This column may be another example of what I call — “ A profound grasp of the obvious.” The answer to the question of this column is easy according to everyone – financial performance, quarterly results and shareholder value. So is that all on the mind of corporate leaders?
We all know the problems created by executive compensation schemes and the short-sighted management perspective that such schemes create. The Dodd-Frank Act focused on reforming this process but so far there has been little change in the macroeconomic trend – corporate executive compensation levels are still high and continue to skew management incentives towards the short-term over the long-term.
Aside from the obsessive focus on short-term financial performance, senior management consistently cite four major risks: data privacy, electronic data protection, conflicts of interest and foreign bribery. Underlying many of these issues, corporate leaders are fast understanding the benefits and dangers of social media, which increase many ethics and compliance risks.
In response to this constellation of risks, companies are devoting more time to enterprise risk management systems which help to place these risks in context of other organizational risks. This is a very helpful exercise because it helps an ethics and compliance officer to assess the relative importance of the risks for which he or she is responsible. From an organizational standpoint, it is important for senior management to allocate resources to address the risks and provide a clear strategy to respond or to prepare for possible risks.
Based on this analysis, an ethics and compliance program will benefit from proper positioning. For too long, ethics and compliance programs have suffered from neglect and lack of resources.

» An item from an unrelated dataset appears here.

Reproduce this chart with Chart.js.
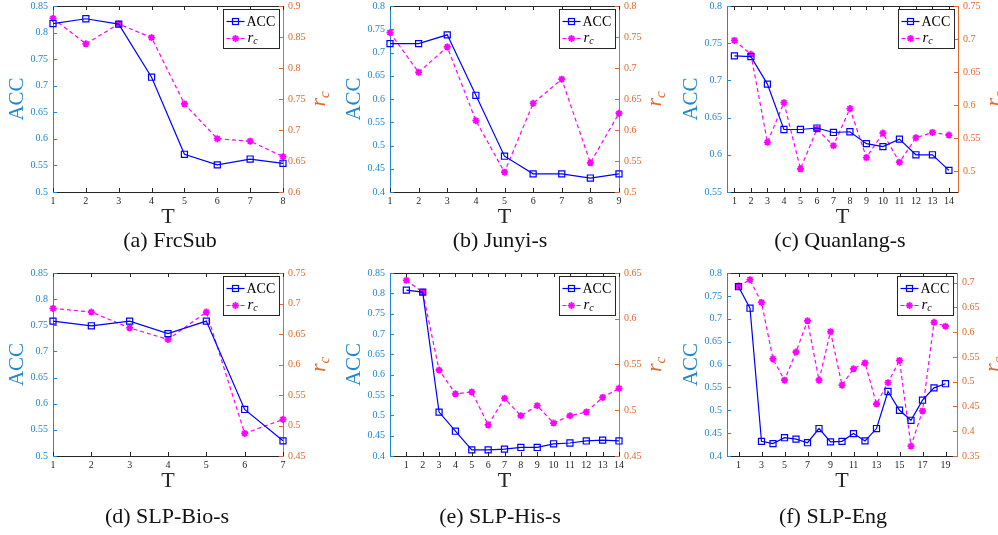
<!DOCTYPE html>
<html>
<head>
<meta charset="utf-8" />
<title>ACC and r_c versus T</title>
<style>
  body { margin: 0; background: #fff; width: 998px; height: 535px; position: relative; overflow: hidden; }
  canvas { position: absolute; }
  .cap { position: absolute; width: 300px; text-align: center; font-family: "Liberation Serif", "Times New Roman", serif;
         font-size: 22px; line-height: 22px; color: #111; }
</style>
</head>
<body>
<script src="https://cdn.jsdelivr.net/npm/chart.js@4/dist/chart.umd.min.js"></script>
<script>
// ---- data ----
var tA = [1, 2, 3, 4, 5, 6, 7, 8];
var accA = [0.817, 0.826, 0.816, 0.716, 0.571, 0.551, 0.562, 0.554];
var rcA = [0.880, 0.839, 0.871, 0.849, 0.742, 0.686, 0.682, 0.657];

var tB = [1, 2, 3, 4, 5, 6, 7, 8, 9];
var accB = [0.719, 0.719, 0.738, 0.608, 0.477, 0.439, 0.439, 0.430, 0.439];
var rcB = [0.757, 0.693, 0.734, 0.615, 0.532, 0.643, 0.682, 0.547, 0.627];

var tC = [1, 2, 3, 4, 5, 6, 7, 8, 9, 10, 11, 12, 13, 14];
var accC = [0.733, 0.732, 0.695, 0.634, 0.634, 0.636, 0.630, 0.631, 0.615, 0.611, 0.621, 0.600, 0.600, 0.579];
var rcC = [0.698, 0.677, 0.544, 0.604, 0.504, 0.564, 0.539, 0.595, 0.521, 0.558, 0.514, 0.551, 0.559, 0.555];

var tD = [1, 2, 3, 4, 5, 6, 7];
var accD = [0.758, 0.749, 0.758, 0.734, 0.758, 0.589, 0.529];
var rcD = [0.692, 0.686, 0.660, 0.641, 0.686, 0.487, 0.510];

var tE = [1, 2, 3, 4, 5, 6, 7, 8, 9, 10, 11, 12, 13, 14];
var accE = [0.808, 0.803, 0.508, 0.461, 0.415, 0.415, 0.417, 0.421, 0.421, 0.430, 0.432, 0.437, 0.439, 0.437];
var rcE = [0.642, 0.629, 0.544, 0.518, 0.520, 0.484, 0.513, 0.494, 0.505, 0.486, 0.494, 0.498, 0.514, 0.524];

var tF = [1, 2, 3, 4, 5, 6, 7, 8, 9, 10, 11, 12, 13, 14, 15, 16, 17, 18, 19];
var accF = [0.770, 0.723, 0.432, 0.427, 0.440, 0.437, 0.429, 0.460, 0.431, 0.432, 0.449, 0.433, 0.460,
            0.541, 0.500, 0.478, 0.522, 0.549, 0.558];
var rcF = [0.693, 0.706, 0.660, 0.546, 0.503, 0.560, 0.623, 0.503, 0.601, 0.493, 0.526, 0.538, 0.455,
           0.498, 0.543, 0.370, 0.441, 0.620, 0.612];

// tick labels
var xTicksA = tA, xTicksB = tB, xTicksC = tC, xTicksD = tD, xTicksE = tE;
var xTicksF = [1, 3, 5, 7, 9, 11, 13, 15, 17, 19];
var accTicksA = [0.5, 0.55, 0.6, 0.65, 0.7, 0.75, 0.8, 0.85];
var rcTicksA = [0.6, 0.65, 0.7, 0.75, 0.8, 0.85, 0.9];
var accTicksB = [0.4, 0.45, 0.5, 0.55, 0.6, 0.65, 0.7, 0.75, 0.8];
var rcTicksB = [0.5, 0.55, 0.6, 0.65, 0.7, 0.75, 0.8];
var accTicksC = [0.55, 0.6, 0.65, 0.7, 0.75, 0.8];
var rcTicksC = [0.5, 0.55, 0.6, 0.65, 0.7, 0.75];
var accTicksD = [0.5, 0.55, 0.6, 0.65, 0.7, 0.75, 0.8, 0.85];
var rcTicksD = [0.45, 0.5, 0.55, 0.6, 0.65, 0.7, 0.75];
var accTicksE = [0.4, 0.45, 0.5, 0.55, 0.6, 0.65, 0.7, 0.75, 0.8, 0.85];
var rcTicksE = [0.45, 0.5, 0.55, 0.6, 0.65];
var accTicksF = [0.4, 0.45, 0.5, 0.55, 0.6, 0.65, 0.7, 0.75, 0.8];
var rcTicksF = [0.35, 0.4, 0.45, 0.5, 0.55, 0.6, 0.65, 0.7];

var captions = ['(a) FrcSub', '(b) Junyi-s', '(c) Quanlang-s', '(d) SLP-Bio-s', '(e) SLP-His-s', '(f) SLP-Eng'];

// ---- look ----
var BLUE = '#2088cf', ORANGE = '#e0692c', DARK = '#262626';
var SERIF = '"Liberation Serif", "Times New Roman", serif';

function fmt(v) { return String(+Number(v).toFixed(3)); }

function line(ctx, x1, y1, x2, y2) {
  ctx.beginPath(); ctx.moveTo(x1, y1); ctx.lineTo(x2, y2); ctx.stroke();
}

// inward ticks, box top, axis titles and legend, the MATLAB way
var decor = {
  id: 'decor',
  afterDraw: function (chart) {
    var ctx = chart.ctx, a = chart.chartArea;
    var sx = chart.scales.x, sy = chart.scales.y, sy1 = chart.scales.y1;
    ctx.save();
    ctx.lineWidth = 1;
    ctx.strokeStyle = DARK;
    line(ctx, a.left, a.top + 0.5, a.right, a.top + 0.5);
    sx.ticks.forEach(function (t) {
      var px = Math.round(sx.getPixelForValue(t.value)) + 0.5;
      line(ctx, px, a.bottom, px, a.bottom - 4);
      line(ctx, px, a.top, px, a.top + 4);
    });
    ctx.strokeStyle = BLUE;
    sy.ticks.forEach(function (t) {
      var py = Math.round(sy.getPixelForValue(t.value)) + 0.5;
      line(ctx, a.left, py, a.left + 4, py);
    });
    ctx.strokeStyle = ORANGE;
    sy1.ticks.forEach(function (t) {
      var py = Math.round(sy1.getPixelForValue(t.value)) + 0.5;
      line(ctx, a.right, py, a.right - 4, py);
    });

    var cy = (a.top + a.bottom) / 2;
    // ACC
    ctx.save();
    ctx.translate(a.left - 36, cy);
    ctx.rotate(-Math.PI / 2);
    ctx.font = '21px ' + SERIF;
    ctx.fillStyle = BLUE;
    ctx.textAlign = 'center';
    ctx.textBaseline = 'middle';
    ctx.fillText('ACC', 0, 0);
    ctx.restore();
    // T
    ctx.font = '22px ' + SERIF;
    ctx.fillStyle = DARK;
    ctx.textAlign = 'center';
    ctx.textBaseline = 'middle';
    ctx.fillText('T', (a.left + a.right) / 2, a.bottom + 25);
    // r_c
    ctx.save();
    ctx.translate(a.right + 37, cy);
    ctx.rotate(-Math.PI / 2);
    ctx.fillStyle = ORANGE;
    ctx.textAlign = 'left';
    ctx.textBaseline = 'alphabetic';
    ctx.font = 'italic 22px ' + SERIF;
    var wr = ctx.measureText('r').width;
    ctx.font = 'italic 15px ' + SERIF;
    var wc = ctx.measureText('c').width;
    var x0 = -(wr + wc) / 2;
    ctx.font = 'italic 22px ' + SERIF;
    ctx.fillText('r', x0, 5);
    ctx.font = 'italic 15px ' + SERIF;
    ctx.fillText('c', x0 + wr, 9);
    ctx.restore();

    // legend box
    var bw = 56, bh = 39, bx = Math.round(a.right - 4 - bw) + 0.5, by = Math.round(a.top + 3) + 0.5;
    ctx.fillStyle = '#fff';
    ctx.fillRect(bx, by, bw, bh);
    ctx.strokeStyle = DARK;
    ctx.strokeRect(bx, by, bw, bh);
    var r1 = by + 12, r2 = by + 29;
    ctx.strokeStyle = '#0000ff';
    ctx.lineWidth = 1.2;
    line(ctx, bx + 3, r1, bx + 21, r1);
    ctx.strokeRect(bx + 9, r1 - 3, 6, 6);
    ctx.strokeStyle = '#ff00ff';
    ctx.setLineDash([4, 3]);
    line(ctx, bx + 3, r2, bx + 21, r2);
    ctx.setLineDash([]);
    ctx.lineWidth = 1.8;
    for (var k = 0; k < 4; k++) {
      var ang = k * Math.PI / 4;
      line(ctx, bx + 12 - 3.5 * Math.cos(ang), r2 - 3.5 * Math.sin(ang), bx + 12 + 3.5 * Math.cos(ang), r2 + 3.5 * Math.sin(ang));
    }
    ctx.fillStyle = '#000';
    ctx.textAlign = 'left';
    ctx.textBaseline = 'middle';
    ctx.font = '14px ' + SERIF;
    ctx.fillText('ACC', bx + 23, r1 + 1);
    ctx.font = 'italic 15px ' + SERIF;
    ctx.fillText('r', bx + 24, r2);
    var wr2 = ctx.measureText('r').width;
    ctx.font = 'italic 10px ' + SERIF;
    ctx.fillText('c', bx + 24 + wr2, r2 + 3);
    ctx.restore();
  }
};

function yScale(pos, min, max, ticks, color, width) {
  return {
    type: 'linear', position: pos, min: min, max: max,
    afterBuildTicks: function (s) { s.ticks = ticks.map(function (v) { return { value: v }; }); },
    afterFit: function (s) { s.width = width; },
    grid: { display: false, drawTicks: false },
    border: { color: color, width: 1 },
    ticks: { color: color, padding: 5, font: { family: SERIF, size: 10 }, callback: fmt }
  };
}

function panel(p) {
  var cv = document.createElement('canvas');
  cv.width = p.w; cv.height = p.h;
  cv.style.left = p.x + 'px'; cv.style.top = p.y + 'px';
  document.body.appendChild(cv);

  new Chart(cv, {
    type: 'line',
    data: {
      datasets: [
        {
          label: 'ACC', yAxisID: 'y', clip: false,
          data: p.t.map(function (t, i) { return { x: t, y: p.acc[i] }; }),
          borderColor: '#0000ff', borderWidth: 1.2, tension: 0,
          pointStyle: 'rect', pointRadius: 4.3, pointBorderWidth: 1.2,
          pointBorderColor: '#0000ff', pointBackgroundColor: 'rgba(0,0,0,0)'
        },
        {
          label: 'rc', yAxisID: 'y1', clip: false,
          data: p.t.map(function (t, i) { return { x: t, y: p.rc[i] }; }),
          borderColor: '#ff00ff', borderWidth: 1.2, borderDash: [4, 3], tension: 0,
          pointStyle: 'star', pointRadius: 3.5, pointBorderWidth: 1.8,
          pointBorderColor: '#ff00ff', pointBackgroundColor: '#ff00ff'
        }
      ]
    },
    options: {
      responsive: false, animation: false, events: [],
      layout: { padding: { top: p.area.t - p.y, left: 0, right: 0, bottom: 0 } },
      plugins: { legend: { display: false }, tooltip: { enabled: false } },
      scales: {
        x: {
          type: 'linear', min: p.xmin, max: p.xmax,
          afterBuildTicks: function (s) { s.ticks = p.xt.map(function (v) { return { value: v }; }); },
          afterFit: function (s) { s.height = p.y + p.h - p.area.b; },
          grid: { display: false, drawTicks: false },
          border: { color: DARK, width: 1 },
          ticks: { color: DARK, padding: 3, maxRotation: 0, autoSkip: false, font: { family: SERIF, size: 10 } }
        },
        y: yScale('left', p.accMin, p.accMax, p.accT, BLUE, p.area.l - p.x),
        y1: yScale('right', p.rcMin, p.rcMax, p.rcT, ORANGE, p.x + p.w - p.area.r)
      }
    },
    plugins: [decor]
  });

  var cap = document.createElement('div');
  cap.className = 'cap';
  cap.textContent = p.cap;
  cap.style.left = (p.capX - 150) + 'px';
  cap.style.top = p.capY + 'px';
  document.body.appendChild(cap);
}

var top1 = { y: -10, h: 245 }, top2 = { y: 255, h: 240 };

panel({ x: 0, w: 335, y: top1.y, h: top1.h, area: { l: 53, r: 283, t: 6, b: 192 },
  t: tA, acc: accA, rc: rcA, xt: xTicksA, xmin: 1, xmax: 8,
  accMin: 0.5, accMax: 0.85, accT: accTicksA, rcMin: 0.6, rcMax: 0.9, rcT: rcTicksA,
  cap: captions[0], capX: 170, capY: 229 });
panel({ x: 333, w: 340, y: top1.y, h: top1.h, area: { l: 390, r: 619, t: 6, b: 192 },
  t: tB, acc: accB, rc: rcB, xt: xTicksB, xmin: 1, xmax: 9,
  accMin: 0.4, accMax: 0.8, accT: accTicksB, rcMin: 0.5, rcMax: 0.8, rcT: rcTicksB,
  cap: captions[1], capX: 500, capY: 229 });
panel({ x: 668, w: 330, y: top1.y, h: top1.h, area: { l: 727, r: 958, t: 6, b: 192 },
  t: tC, acc: accC, rc: rcC, xt: xTicksC, xmin: 0.55, xmax: 14.55,
  accMin: 0.55, accMax: 0.8, accT: accTicksC, rcMin: 0.469, rcMax: 0.75, rcT: rcTicksC,
  cap: captions[2], capX: 840, capY: 229 });
panel({ x: 0, w: 335, y: top2.y, h: top2.h, area: { l: 53, r: 283, t: 273, b: 456 },
  t: tD, acc: accD, rc: rcD, xt: xTicksD, xmin: 1, xmax: 7,
  accMin: 0.5, accMax: 0.85, accT: accTicksD, rcMin: 0.45, rcMax: 0.75, rcT: rcTicksD,
  cap: captions[3], capX: 167, capY: 505 });
panel({ x: 333, w: 340, y: top2.y, h: top2.h, area: { l: 390, r: 619, t: 273, b: 456 },
  t: tE, acc: accE, rc: rcE, xt: xTicksE, xmin: 0, xmax: 14,
  accMin: 0.4, accMax: 0.85, accT: accTicksE, rcMin: 0.45, rcMax: 0.65, rcT: rcTicksE,
  cap: captions[4], capX: 500, capY: 505 });
panel({ x: 668, w: 330, y: top2.y, h: top2.h, area: { l: 727, r: 957, t: 273, b: 456 },
  t: tF, acc: accF, rc: rcF, xt: xTicksF, xmin: 0, xmax: 20,
  accMin: 0.4, accMax: 0.8, accT: accTicksF, rcMin: 0.35, rcMax: 0.7195, rcT: rcTicksF,
  cap: captions[5], capX: 833, capY: 505 });
</script>
</body>
</html>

That picture is quickly changing – companies are spending on average more money each year for ethics and compliance programs. Companies have a long way to go and it will take years of consistent support to elevate an ethics and compliance program to its proper place.
As to the list of major worries, companies are facing major risks in the data privacy and electronic data protection areas. It is an issue which requires careful assessment and remedial measures. The consequences of a breach or a violation of personal data can be disastrous from a financial and reputational standpoint.

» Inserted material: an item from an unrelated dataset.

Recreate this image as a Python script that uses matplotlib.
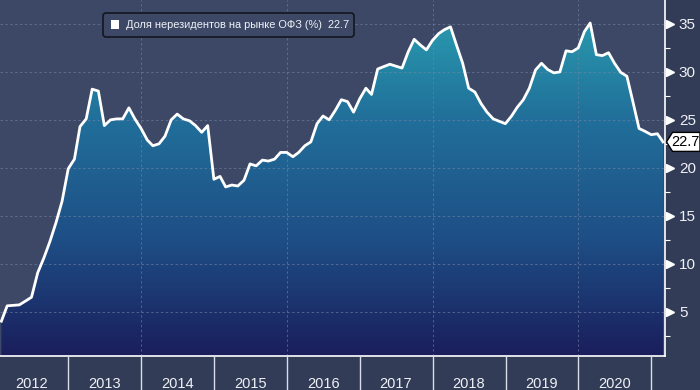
import numpy as np
import pandas as pd
import matplotlib
matplotlib.use('Agg')
import matplotlib.pyplot as plt
import matplotlib.dates as mdates
from matplotlib.colors import LinearSegmentedColormap
from matplotlib.patches import Polygon, FancyBboxPatch, Rectangle
from matplotlib.transforms import IdentityTransform

# monthly share of non-residents in OFZ market, % (month-end values)
dates = pd.date_range('2012-01-31', periods=110, freq='ME')
values = [
    4.0, 5.6, 5.65, 5.7, 6.1, 6.5, 9.05, 10.6, 12.3, 14.3, 16.5, 19.9,           # 2012
    20.9, 24.3, 25.1, 28.2, 28.0, 24.4, 25.0, 25.1, 25.1, 26.25, 25.1, 24.1,     # 2013
    22.9, 22.3, 22.5, 23.3, 25.0, 25.6, 25.1, 24.9, 24.4, 23.7, 24.4, 18.8,      # 2014
    19.1, 18.0, 18.2, 18.1, 18.7, 20.4, 20.2, 20.8, 20.7, 20.9, 21.6, 21.6,      # 2015
    21.15, 21.6, 22.3, 22.7, 24.6, 25.4, 25.0, 26.0, 27.1, 26.9, 25.8, 27.2,     # 2016
    28.3, 27.65, 30.3, 30.55, 30.8, 30.6, 30.4, 32.1, 33.4, 32.8, 32.3, 33.3,    # 2017
    34.0, 34.4, 34.7, 32.8, 30.9, 28.3, 27.9, 26.7, 25.8, 25.1, 24.85, 24.6,     # 2018
    25.4, 26.3, 27.1, 28.3, 30.2, 30.9, 30.25, 29.9, 30.0, 32.2, 32.1, 32.5,     # 2019
    34.2, 35.1, 31.8, 31.7, 32.0, 30.9, 29.95, 29.55, 26.9, 24.1, 23.8, 23.45,   # 2020
    23.55, 22.7,                                                                 # 2021
]
series_name = 'Доля нерезидентов на рынке ОФЗ (%)'
y_ticks = [5, 10, 15, 20, 25, 30, 35]
years = list(range(2012, 2022))
grid_years = [2014, 2016, 2018, 2020]

bg = '#3c4865'
band = '#333c56'
txt = '#eef1f6'
plt.rcParams['font.family'] = ['Liberation Sans', 'DejaVu Sans']

fig = plt.figure(figsize=(7, 3.9), dpi=100, facecolor=band)
ax = fig.add_axes([0, 0.088, 0.95, 0.912])
ax.set_facecolor(bg)

x = mdates.date2num(dates)
xmin = mdates.date2num(pd.Timestamp('2012-01-24'))
xmax = mdates.date2num(pd.Timestamp('2021-03-10'))
ymin, ymax = 0.4, 37.5

# gradient fill under the line
poly = ax.fill_between(x, values, ymin, facecolor='none', edgecolor='none')
cmap = LinearSegmentedColormap.from_list('fill', ['#1a1e5c', '#1e4f86', '#216f9a', '#2aa2b2'])
grad = np.linspace(0, 1, 256).reshape(-1, 1)
im = ax.imshow(grad, cmap=cmap, origin='lower', aspect='auto',
               extent=[xmin, xmax, ymin, ymax], zorder=1, interpolation='bilinear')
im.set_clip_path(poly.get_paths()[0], transform=ax.transData)

ax.plot(x, values, color='white', lw=2, zorder=4, solid_joinstyle='round')

# grid
ax.set_axisbelow(False)
for v in y_ticks:
    ax.axhline(v, color='#7584a3', lw=0.7, ls=(0, (2.5, 2.5)), alpha=0.6, zorder=2)
for yr in grid_years:
    ax.axvline(mdates.date2num(pd.Timestamp(f'{yr}-01-01')), color='#7584a3', lw=0.7,
               ls=(0, (2.5, 2.5)), alpha=0.6, zorder=2)

# y axis on right
ax.yaxis.tick_right()
ax.set_yticks(y_ticks)
ax.set_yticks(np.arange(2.5, 37.5, 5), minor=True)
ax.tick_params(axis='y', which='major', length=0, pad=10, labelsize=11, labelcolor=txt)
ax.tick_params(axis='y', which='minor', length=3.5, width=0.8, color='white', direction='out')

# x axis: year separators and centered labels
ax.set_xticks([mdates.date2num(pd.Timestamp(f'{y}-01-01')) for y in years])
ax.set_xticks([mdates.date2num(pd.Timestamp(f'{y}-07-01')) for y in years], minor=True)
ax.set_xticklabels([])
ax.set_xticklabels([str(y) for y in years], minor=True)
ax.tick_params(axis='x', which='major', length=25, width=1, color='#d8dde8', direction='out')
ax.tick_params(axis='x', which='minor', length=0, pad=15, labelsize=10.5, labelcolor=txt)

ax.set_xlim(xmin, xmax)
ax.set_ylim(ymin, ymax)

ax.plot([1.007] * len(y_ticks), y_ticks, ls='none', marker='>', ms=5.5, color='white',
        transform=ax.get_yaxis_transform(), clip_on=False, zorder=5)
ax.set_xlim(xmin, xmax)
ax.set_ylim(ymin, ymax)

for s in ['top', 'left']:
    ax.spines[s].set_visible(False)
ax.spines['right'].set_color('white')
ax.spines['bottom'].set_color('white')
ax.spines['right'].set_linewidth(1.2)
ax.spines['bottom'].set_linewidth(1.2)

# last value tag
ident = IdentityTransform()
py = ax.transData.transform((xmax, values[-1]))[1]
px0 = ax.transAxes.transform((1, 0))[0] + 1.5
tag = Polygon([[px0, py], [px0 + 6, py + 9.5], [700, py + 9.5], [700, py - 9.5], [px0 + 6, py - 9.5]],
              closed=True, transform=ident, fc='white', ec='black', lw=1, zorder=6)
fig.add_artist(tag)
fig.text(px0 + 5, py, f'{values[-1]:.1f}', transform=ident, ha='left', va='center',
         fontsize=10.5, color='black', zorder=7)

# legend box
box = FancyBboxPatch((103, 353), 251, 24, boxstyle='round,pad=0,rounding_size=3',
                     transform=ident, fc=bg, ec='#14161f', lw=1.2, zorder=6)
fig.add_artist(box)
fig.add_artist(Rectangle((110.5, 361), 8.5, 9, transform=ident, fc='white', ec='none', zorder=7))
fig.text(125.5, 365.5, f'{series_name}  {values[-1]:.1f}', transform=ident, ha='left',
         va='center', fontsize=7.9, color=txt, zorder=7)

fig.savefig('out.png', dpi=100, facecolor=band)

Congress is examining – yet again – the possibility of a new federal law which would preempt state laws protecting against data breaches. Businesses want relief from the patchwork of state laws and regulations but the deal offered by Congress may be too hard to swallow. Whatever happens in this area, there is no doubt penalties and negative media attention to data breaches and privacy violations will increase.
Similarly, anti-corruption enforcement is here to stay and will increase as international enforcement and coordination increases. More countries are passing laws which establish corporate liability for foreign bribery – the means by which countries can impose penalties against companies for bribery violations.
Finally, the increased focus on conflicts of interest represents the beginning of an important trend – liability for corporate governance miscues and failings. The Justice Department and the SEC have demonstrated an aggressive approach to senior management liability. As they climb the corporate ladder, directors are next on their target list. Corporate governance regulation is also bound to increase. Conflicts of interest undermine corporate governance principles. Shareholders are ready to take on corporate boards for such undisclosed or substantial conflicts of interest which undermine the governance process.